> _Work to be completed_:
Copy out the data below verbatim.

> _Collected material_:
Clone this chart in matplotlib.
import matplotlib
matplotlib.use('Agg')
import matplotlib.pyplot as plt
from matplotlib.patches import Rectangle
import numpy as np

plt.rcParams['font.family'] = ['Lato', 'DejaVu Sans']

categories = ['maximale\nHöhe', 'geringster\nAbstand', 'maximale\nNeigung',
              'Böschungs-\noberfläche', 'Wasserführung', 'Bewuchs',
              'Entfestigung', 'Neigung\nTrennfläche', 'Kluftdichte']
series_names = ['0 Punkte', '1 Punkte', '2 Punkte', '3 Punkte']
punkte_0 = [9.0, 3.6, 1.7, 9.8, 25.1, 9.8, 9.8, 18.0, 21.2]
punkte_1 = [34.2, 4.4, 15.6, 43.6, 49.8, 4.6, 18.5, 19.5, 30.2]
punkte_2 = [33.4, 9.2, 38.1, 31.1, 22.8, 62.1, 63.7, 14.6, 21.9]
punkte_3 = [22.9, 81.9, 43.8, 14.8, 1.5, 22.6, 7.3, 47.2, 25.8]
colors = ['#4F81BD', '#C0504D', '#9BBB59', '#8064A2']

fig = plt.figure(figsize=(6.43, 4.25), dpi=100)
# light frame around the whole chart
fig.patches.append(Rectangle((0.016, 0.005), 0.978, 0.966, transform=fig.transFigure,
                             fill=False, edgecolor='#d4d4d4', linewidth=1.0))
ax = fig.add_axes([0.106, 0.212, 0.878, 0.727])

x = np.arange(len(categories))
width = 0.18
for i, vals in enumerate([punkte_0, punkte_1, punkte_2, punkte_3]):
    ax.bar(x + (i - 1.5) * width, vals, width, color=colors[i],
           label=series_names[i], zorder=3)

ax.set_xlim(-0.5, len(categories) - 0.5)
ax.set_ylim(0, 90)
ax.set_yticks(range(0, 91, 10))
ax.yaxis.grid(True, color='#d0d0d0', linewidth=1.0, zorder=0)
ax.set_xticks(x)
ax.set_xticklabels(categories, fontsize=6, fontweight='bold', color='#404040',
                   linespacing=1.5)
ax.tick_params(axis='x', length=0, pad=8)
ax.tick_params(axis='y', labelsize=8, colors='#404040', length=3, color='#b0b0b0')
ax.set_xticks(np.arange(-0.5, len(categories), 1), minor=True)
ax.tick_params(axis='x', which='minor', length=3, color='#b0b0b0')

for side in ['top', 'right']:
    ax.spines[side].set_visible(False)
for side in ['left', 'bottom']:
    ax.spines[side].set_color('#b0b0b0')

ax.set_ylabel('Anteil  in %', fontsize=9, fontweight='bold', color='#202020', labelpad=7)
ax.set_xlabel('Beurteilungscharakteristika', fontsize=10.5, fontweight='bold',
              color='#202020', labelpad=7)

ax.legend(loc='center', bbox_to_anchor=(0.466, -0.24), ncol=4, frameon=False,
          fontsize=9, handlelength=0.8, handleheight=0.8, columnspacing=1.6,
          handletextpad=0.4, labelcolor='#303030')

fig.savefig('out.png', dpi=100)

> _Task result_:
Clone this chart in matplotlib.
import matplotlib
matplotlib.use('Agg')
import matplotlib.pyplot as plt
from matplotlib.patches import Rectangle
import numpy as np

plt.rcParams['font.family'] = ['Lato', 'DejaVu Sans']

categories = ['maximale\nHöhe', 'geringster\nAbstand', 'maximale\nNeigung',
              'Böschungs-\noberfläche', 'Wasserführung', 'Bewuchs',
              'Entfestigung', 'Neigung\nTrennfläche', 'Kluftdichte']
series_names = ['0 Punkte', '1 Punkte', '2 Punkte', '3 Punkte']
punkte_0 = [9.0, 3.6, 1.7, 9.8, 25.1, 9.8, 9.8, 18.0, 21.2]
punkte_1 = [34.2, 4.4, 15.6, 43.6, 49.8, 4.6, 18.5, 19.5, 30.2]
punkte_2 = [33.4, 9.2, 38.1, 31.1, 22.8, 62.1, 63.7, 14.6, 21.9]
punkte_3 = [22.9, 81.9, 43.8, 14.8, 1.5, 22.6, 7.3, 47.2, 25.8]
colors = ['#4F81BD', '#C0504D', '#9BBB59', '#8064A2']

fig = plt.figure(figsize=(6.43, 4.25), dpi=100)
# light frame around the whole chart
fig.patches.append(Rectangle((0.016, 0.005), 0.978, 0.966, transform=fig.transFigure,
                             fill=False, edgecolor='#d4d4d4', linewidth=1.0))
ax = fig.add_axes([0.106, 0.212, 0.878, 0.727])

x = np.arange(len(categories))
width = 0.18
for i, vals in enumerate([punkte_0, punkte_1, punkte_2, punkte_3]):
    ax.bar(x + (i - 1.5) * width, vals, width, color=colors[i],
           label=series_names[i], zorder=3)

ax.set_xlim(-0.5, len(categories) - 0.5)
ax.set_ylim(0, 90)
ax.set_yticks(range(0, 91, 10))
ax.yaxis.grid(True, color='#d0d0d0', linewidth=1.0, zorder=0)
ax.set_xticks(x)
ax.set_xticklabels(categories, fontsize=6, fontweight='bold', color='#404040',
                   linespacing=1.5)
ax.tick_params(axis='x', length=0, pad=8)
ax.tick_params(axis='y', labelsize=8, colors='#404040', length=3, color='#b0b0b0')
ax.set_xticks(np.arange(-0.5, len(categories), 1), minor=True)
ax.tick_params(axis='x', which='minor', length=3, color='#b0b0b0')

for side in ['top', 'right']:
    ax.spines[side].set_visible(False)
for side in ['left', 'bottom']:
    ax.spines[side].set_color('#b0b0b0')

ax.set_ylabel('Anteil  in %', fontsize=9, fontweight='bold', color='#202020', labelpad=7)
ax.set_xlabel('Beurteilungscharakteristika', fontsize=10.5, fontweight='bold',
              color='#202020', labelpad=7)

ax.legend(loc='center', bbox_to_anchor=(0.466, -0.24), ncol=4, frameon=False,
          fontsize=9, handlelength=0.8, handleheight=0.8, columnspacing=1.6,
          handletextpad=0.4, labelcolor='#303030')

fig.savefig('out.png', dpi=100)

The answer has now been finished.